begin Material

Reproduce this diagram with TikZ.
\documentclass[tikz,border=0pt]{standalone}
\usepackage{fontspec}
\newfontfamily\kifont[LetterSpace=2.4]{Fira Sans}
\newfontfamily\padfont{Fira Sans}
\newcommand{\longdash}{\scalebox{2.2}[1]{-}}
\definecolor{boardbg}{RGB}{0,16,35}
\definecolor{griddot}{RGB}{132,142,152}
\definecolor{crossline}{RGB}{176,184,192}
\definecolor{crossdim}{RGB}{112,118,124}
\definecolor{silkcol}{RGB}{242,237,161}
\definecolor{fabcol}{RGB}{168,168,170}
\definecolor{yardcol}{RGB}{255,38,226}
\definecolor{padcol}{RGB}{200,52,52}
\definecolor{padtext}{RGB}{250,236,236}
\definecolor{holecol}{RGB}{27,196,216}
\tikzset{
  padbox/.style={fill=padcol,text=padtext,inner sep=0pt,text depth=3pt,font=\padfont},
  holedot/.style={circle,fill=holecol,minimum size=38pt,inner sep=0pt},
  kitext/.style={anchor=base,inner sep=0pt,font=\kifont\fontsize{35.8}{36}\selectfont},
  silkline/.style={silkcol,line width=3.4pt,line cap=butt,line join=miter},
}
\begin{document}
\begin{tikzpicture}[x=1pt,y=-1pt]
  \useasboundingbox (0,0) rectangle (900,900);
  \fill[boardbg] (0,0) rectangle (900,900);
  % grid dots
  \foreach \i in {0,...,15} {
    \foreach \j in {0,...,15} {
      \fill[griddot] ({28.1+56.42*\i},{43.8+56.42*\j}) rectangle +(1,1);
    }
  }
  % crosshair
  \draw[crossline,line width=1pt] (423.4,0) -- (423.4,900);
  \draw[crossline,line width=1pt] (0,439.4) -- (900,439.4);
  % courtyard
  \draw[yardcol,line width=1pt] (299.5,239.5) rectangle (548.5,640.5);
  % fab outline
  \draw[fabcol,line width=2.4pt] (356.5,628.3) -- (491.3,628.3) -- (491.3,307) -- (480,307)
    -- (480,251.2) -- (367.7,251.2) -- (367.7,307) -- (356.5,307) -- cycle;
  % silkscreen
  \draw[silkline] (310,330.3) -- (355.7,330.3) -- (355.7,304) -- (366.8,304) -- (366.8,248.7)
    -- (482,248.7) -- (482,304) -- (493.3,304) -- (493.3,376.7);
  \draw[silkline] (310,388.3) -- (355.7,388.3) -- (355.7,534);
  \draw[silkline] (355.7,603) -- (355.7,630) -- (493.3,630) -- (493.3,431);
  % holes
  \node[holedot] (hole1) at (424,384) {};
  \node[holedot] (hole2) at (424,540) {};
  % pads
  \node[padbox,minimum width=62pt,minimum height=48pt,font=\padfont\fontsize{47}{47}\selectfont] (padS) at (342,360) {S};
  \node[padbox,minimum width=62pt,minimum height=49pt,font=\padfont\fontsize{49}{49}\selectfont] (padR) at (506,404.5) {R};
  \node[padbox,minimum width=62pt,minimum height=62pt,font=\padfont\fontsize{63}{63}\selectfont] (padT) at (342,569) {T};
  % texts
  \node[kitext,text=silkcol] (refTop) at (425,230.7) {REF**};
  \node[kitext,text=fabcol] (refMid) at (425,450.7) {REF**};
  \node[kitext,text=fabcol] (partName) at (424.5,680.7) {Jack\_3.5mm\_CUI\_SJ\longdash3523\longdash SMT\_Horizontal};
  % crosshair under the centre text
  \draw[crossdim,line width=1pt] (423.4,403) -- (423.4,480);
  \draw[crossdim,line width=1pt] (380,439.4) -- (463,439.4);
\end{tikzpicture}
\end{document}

end Material

Reproduce the material in full, with no word added or dropped.

Reproduce this diagram with TikZ.
\documentclass[tikz,border=0pt]{standalone}
\usepackage{fontspec}
\newfontfamily\kifont[LetterSpace=2.4]{Fira Sans}
\newfontfamily\padfont{Fira Sans}
\newcommand{\longdash}{\scalebox{2.2}[1]{-}}
\definecolor{boardbg}{RGB}{0,16,35}
\definecolor{griddot}{RGB}{132,142,152}
\definecolor{crossline}{RGB}{176,184,192}
\definecolor{crossdim}{RGB}{112,118,124}
\definecolor{silkcol}{RGB}{242,237,161}
\definecolor{fabcol}{RGB}{168,168,170}
\definecolor{yardcol}{RGB}{255,38,226}
\definecolor{padcol}{RGB}{200,52,52}
\definecolor{padtext}{RGB}{250,236,236}
\definecolor{holecol}{RGB}{27,196,216}
\tikzset{
  padbox/.style={fill=padcol,text=padtext,inner sep=0pt,text depth=3pt,font=\padfont},
  holedot/.style={circle,fill=holecol,minimum size=38pt,inner sep=0pt},
  kitext/.style={anchor=base,inner sep=0pt,font=\kifont\fontsize{35.8}{36}\selectfont},
  silkline/.style={silkcol,line width=3.4pt,line cap=butt,line join=miter},
}
\begin{document}
\begin{tikzpicture}[x=1pt,y=-1pt]
  \useasboundingbox (0,0) rectangle (900,900);
  \fill[boardbg] (0,0) rectangle (900,900);
  % grid dots
  \foreach \i in {0,...,15} {
    \foreach \j in {0,...,15} {
      \fill[griddot] ({28.1+56.42*\i},{43.8+56.42*\j}) rectangle +(1,1);
    }
  }
  % crosshair
  \draw[crossline,line width=1pt] (423.4,0) -- (423.4,900);
  \draw[crossline,line width=1pt] (0,439.4) -- (900,439.4);
  % courtyard
  \draw[yardcol,line width=1pt] (299.5,239.5) rectangle (548.5,640.5);
  % fab outline
  \draw[fabcol,line width=2.4pt] (356.5,628.3) -- (491.3,628.3) -- (491.3,307) -- (480,307)
    -- (480,251.2) -- (367.7,251.2) -- (367.7,307) -- (356.5,307) -- cycle;
  % silkscreen
  \draw[silkline] (310,330.3) -- (355.7,330.3) -- (355.7,304) -- (366.8,304) -- (366.8,248.7)
    -- (482,248.7) -- (482,304) -- (493.3,304) -- (493.3,376.7);
  \draw[silkline] (310,388.3) -- (355.7,388.3) -- (355.7,534);
  \draw[silkline] (355.7,603) -- (355.7,630) -- (493.3,630) -- (493.3,431);
  % holes
  \node[holedot] (hole1) at (424,384) {};
  \node[holedot] (hole2) at (424,540) {};
  % pads
  \node[padbox,minimum width=62pt,minimum height=48pt,font=\padfont\fontsize{47}{47}\selectfont] (padS) at (342,360) {S};
  \node[padbox,minimum width=62pt,minimum height=49pt,font=\padfont\fontsize{49}{49}\selectfont] (padR) at (506,404.5) {R};
  \node[padbox,minimum width=62pt,minimum height=62pt,font=\padfont\fontsize{63}{63}\selectfont] (padT) at (342,569) {T};
  % texts
  \node[kitext,text=silkcol] (refTop) at (425,230.7) {REF**};
  \node[kitext,text=fabcol] (refMid) at (425,450.7) {REF**};
  \node[kitext,text=fabcol] (partName) at (424.5,680.7) {Jack\_3.5mm\_CUI\_SJ\longdash3523\longdash SMT\_Horizontal};
  % crosshair under the centre text
  \draw[crossdim,line width=1pt] (423.4,403) -- (423.4,480);
  \draw[crossdim,line width=1pt] (380,439.4) -- (463,439.4);
\end{tikzpicture}
\end{document}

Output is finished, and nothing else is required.